Por acaso, estavam a decorrer eleições para o Reichstang nessa altura. Todas as noites, havia comícios dos dez ou quinze maiores partidos. Passámos pelos nacional-socialistas, pelos centristas e democratas, pelos sociais-democratas e comunistas, erguemos a mão com os nazis para o cumprimento a Hitler e deixámos que os comunistas nos chamassem «camaradas». (…) Durante nove dias, penso eu, transcrevi fielmente as frases principais dos oradores, junto com as minhas observações juvenis. Ao décimo dia desisti, se bem que o meu caderno de apontamentos ainda tivesse muitas folhas em branco. Não consegui encontrar a saída daquele matagal político. Passou-se o mesmo com as minhas colegas. Cada partido tinha, segundo nos parecia, uma ponta de razão. Mas todos utilizavam tácticas duvidosas em que se evidenciavam os aldrabões, os caçadores de cargos políticos, em luta pelo poder. Nenhum partido, pensávamos nós, estava isento. A nenhum se podia aderir incondicionalmente. (…) Tudo o que cresce vai-se tornando imundo."

"Nós os alemães, não somos um povo de guerrilheiros. Necessitamos de comando e ordem. Em viagem, num comboio da União Soviética, que me sacudiu durante um dia inteiro pelo campo, disse-me uma vez um russo: «Os camaradas alemães só assaltam uma estação de comboios, se antes tiverem comprado o bilhete.» Por outras palavras e sem sarcasmo: a maioria dos alemães têm horror a ilegalidades descontroladas."

"De que vivem ambos? «Ainda temos um saco de sêmola e algumas batatas. Ah, sim, e o nosso cavalo!» «Cavalo?» Risos. E a dona da casa relata com gestos eloquentes: quando as tropas alemãs ainda dominavam a rua, alguém chegara à cave com a feliz noticia de que tinha caído um cavalo lá fora. Em menos de nada, todas as pessoas que encontravam na cave correram para a rua. Ainda o animal estremecia, fazendo rolar os olhos, e já as primeiras facas e canivetes eram espetados no seu corpo… tudo isto debaixo de fogo, evidentemente."
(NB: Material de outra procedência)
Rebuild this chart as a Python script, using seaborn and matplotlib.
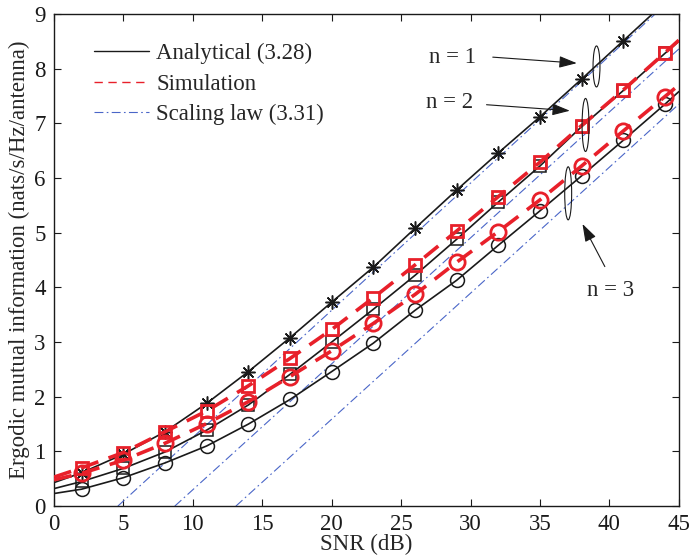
import numpy as np
import pandas as pd
import matplotlib
matplotlib.use("Agg")
import matplotlib.pyplot as plt
from matplotlib.lines import Line2D
from matplotlib.patches import Ellipse
import seaborn as sns

# ---- data ----
snr = [0, 2, 5, 8, 11, 14, 17, 20, 23, 26, 29, 32, 35, 38, 41, 44, 45]

ana_n1 = [0.43, 0.61, 0.95, 1.36, 1.88, 2.46, 3.08, 3.73, 4.37, 5.08, 5.78, 6.46, 7.12, 7.81, 8.51, 9.21, 9.45]
ana_n2 = [0.32, 0.45, 0.69, 0.99, 1.39, 1.85, 2.41, 3.00, 3.60, 4.22, 4.88, 5.56, 6.22, 6.94, 7.60, 8.28, 8.50]
ana_n3 = [0.23, 0.31, 0.52, 0.79, 1.10, 1.50, 1.95, 2.46, 2.98, 3.58, 4.13, 4.77, 5.40, 6.04, 6.69, 7.35, 7.58]

sim_n2 = [0.53, 0.70, 0.98, 1.36, 1.74, 2.20, 2.70, 3.23, 3.81, 4.41, 5.03, 5.66, 6.29, 6.96, 7.61, 8.29, 8.52]
sim_n3 = [0.48, 0.60, 0.84, 1.15, 1.51, 1.91, 2.37, 2.84, 3.34, 3.87, 4.46, 5.02, 5.60, 6.22, 6.86, 7.49, 7.70]

# scaling law (straight lines in dB): end points
law_n1_x = [4.6, 43.3]
law_n1_y = [0.0, 9.0]
law_n2_x = [8.7, 45.0]
law_n2_y = [0.0, 8.36]
law_n3_x = [13.1, 45.0]
law_n3_y = [0.0, 7.35]

legend_labels = ["Analytical (3.28)", "Simulation", "Scaling law (3.31)"]
x_ticks = [0, 5, 10, 15, 20, 25, 30, 35, 40, 45]
y_ticks = [0, 1, 2, 3, 4, 5, 6, 7, 8, 9]

# ---- style ----
sns.set_theme(style="ticks")
plt.rcParams['font.family'] = ['Liberation Serif', 'DejaVu Serif']
plt.rcParams['mathtext.fontset'] = 'stix'

RED = '#e8202a'
BLUE = '#4a66c8'
FS = 16.5

fig = plt.figure(figsize=(6.92, 5.58), dpi=100)
ax = fig.add_axes([0.078, 0.093, 0.903, 0.882])

mk_idx = list(range(1, 16))

def draw(y, color, ls, lw, marker, ms, mew, z):
    df = pd.DataFrame({"snr": snr, "v": y})
    sns.lineplot(data=df, x="snr", y="v", ax=ax, color=color, linestyle=ls, lw=lw,
                 marker=marker, markersize=ms, markeredgewidth=mew,
                 markerfacecolor='none', markeredgecolor=color,
                 markevery=mk_idx, zorder=z, errorbar=None, sort=True)

# scaling law lines
for xs, ys in [(law_n1_x, law_n1_y), (law_n2_x, law_n2_y), (law_n3_x, law_n3_y)]:
    sns.lineplot(x=xs, y=ys, ax=ax, color=BLUE, lw=0.8, linestyle=(0, (8, 3, 1.5, 3)),
                 zorder=2, errorbar=None)

# analytical
draw(ana_n1, 'k', '-', 1.2, (8, 2, 0), 10, 1.1, 3)
draw(ana_n2, 'k', '-', 1.2, 's', 9, 1.1, 3)
draw(ana_n3, 'k', '-', 1.2, 'o', 10, 1.1, 3)
# simulation
draw(sim_n2, RED, (0, (5, 3)), 2.6, 's', 9, 2.0, 4)
draw(sim_n3, RED, (0, (5, 3)), 2.6, 'o', 11, 2.0, 4)

ax.set_xlim(0, 45)
ax.set_ylim(0, 9)
ax.set_xticks(x_ticks)
ax.set_yticks(y_ticks)
ax.set_xticklabels([str(t) for t in x_ticks], fontsize=FS)
ax.set_yticklabels([str(t) for t in y_ticks], fontsize=FS)
ax.tick_params(direction='in', top=True, right=True, length=5, width=0.8, pad=6, colors='k')
for s in ax.spines.values():
    s.set_visible(True)
    s.set_color('k')
    s.set_linewidth(1.0)
ax.set_xlabel("SNR (dB)", fontsize=FS, labelpad=-1)
ax.set_ylabel("Ergodic mutual information (nats/s/Hz/antenna)", fontsize=FS, labelpad=3)

handles = [Line2D([], [], color='k', lw=1.0),
           Line2D([], [], color=RED, lw=1.0, linestyle=(0, (6, 4))),
           Line2D([], [], color=BLUE, lw=0.8, linestyle=(0, (8, 3, 1.5, 3)))]
ax.legend(handles, legend_labels, loc='upper left', bbox_to_anchor=(0.05, 0.96),
          frameon=False, fontsize=FS, handlelength=2.4, handletextpad=0.3,
          labelspacing=0.42, borderaxespad=0)

# annotations
ax.text(28.7, 8.21, "n = 1", fontsize=FS, ha='center', va='center')
ax.text(28.5, 7.38, "n = 2", fontsize=FS, ha='center', va='center')
ax.text(40.1, 3.95, "n = 3", fontsize=FS, ha='center', va='center')
ap = dict(arrowstyle='-|>,head_length=0.9,head_width=0.3', lw=0.8, color='k',
          shrinkA=0, shrinkB=0)
ax.annotate("", xy=(37.65, 8.10), xytext=(31.6, 8.21), arrowprops=ap)
ax.annotate("", xy=(37.15, 7.23), xytext=(31.15, 7.34), arrowprops=ap)
ax.annotate("", xy=(38.06, 5.16), xytext=(39.67, 4.38), arrowprops=ap)
for (cx, cy, h) in [(39.07, 8.04, 0.75), (38.28, 6.97, 0.97), (37.03, 5.72, 0.97)]:
    ax.add_patch(Ellipse((cx, cy), 0.5, h, fill=False, ec='k', lw=0.8, zorder=5))

fig.savefig("out.png", dpi=100)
"Entretanto, o tema do álcool esteve em discussão. Herr Pauli ouviu dizer que fora dada uma ordem às tropas alemãs de nunca destruir as reservas de bebidas alcoólicas, devendo deixá-las para o inimigo que se aproximava, pois, de acordo com a experiência, o álcool retirava-lhes a força de lutar e atrasava o seu avanço. Trata-se de conversa de homens, só eles podem pensar assim. Deviam era reflectir, pelo menos durante dois minutos, sobre o assunto e perceberiam que a aguardente estimula o apetite sexual. Estou convencida de que, se os russos não tivessem encontrado tanta bebida em todo o lado, nem metade das violações teriam ocorrido. Estes homens não são nenhuns Casanovas. Têm de ser estimulados primeiro, têm de afogar as suas inibições. E eles sabem isso ou pressentem-no, se não, não estariam tão desesperados por álcool. Numa próxima guerra que seja travada na presença de mulheres e crianças (em protecção das quais os homens lutam, segundo dizem), antes da retirada das próprias tropas, cada gota de álcool devia ser despejada na sarjeta, sendo as lojas de bebidas destruídas e as fabricas de cerveja indo pelos ares. Ou, quanto a mim, deviam talvez organizar antes, e rapidamente, uma noite de borga para a sua própria gente. Enquanto as mulheres estão ao alcance do inimigo, o álcool devia desaparecer."

"Acabaram-se o transporte de água, o transporte infindável de baldes! Pelo menos para nós, no primeiro andar, pois mais tarde viemos a saber que a bênção da àgua termina no terceiro andar. Mesmo assim, as pessoas que habitam nos andares superiores podem agora ir buscar àgua ao pátio do nosso prédio ou às casas de conhecidos que moram mais abaixo. A isto devo ainda acrescentar que o sentido de comunidade que se estabelecera entre as pessoas do mesmo prédio, na defesa contra os ataques aéreos, está a desmoronar-se lentamente. À maneira das grandes cidades, cada um fecha-se dentro das suas quatro paredes e escolhe as suas relações com cuidado."
Livro Uma mulher em Berlim, Anónimo
Observação: O livro é um diario de uma mulher alemã que retrata a vida durante e pós a segunda guerra mundial, entre Abril e Junho de 1945. Para além das discrições do dia a dia, a autora vai relembrando episodios da sua vida, comparando-os com a sua situação "actual".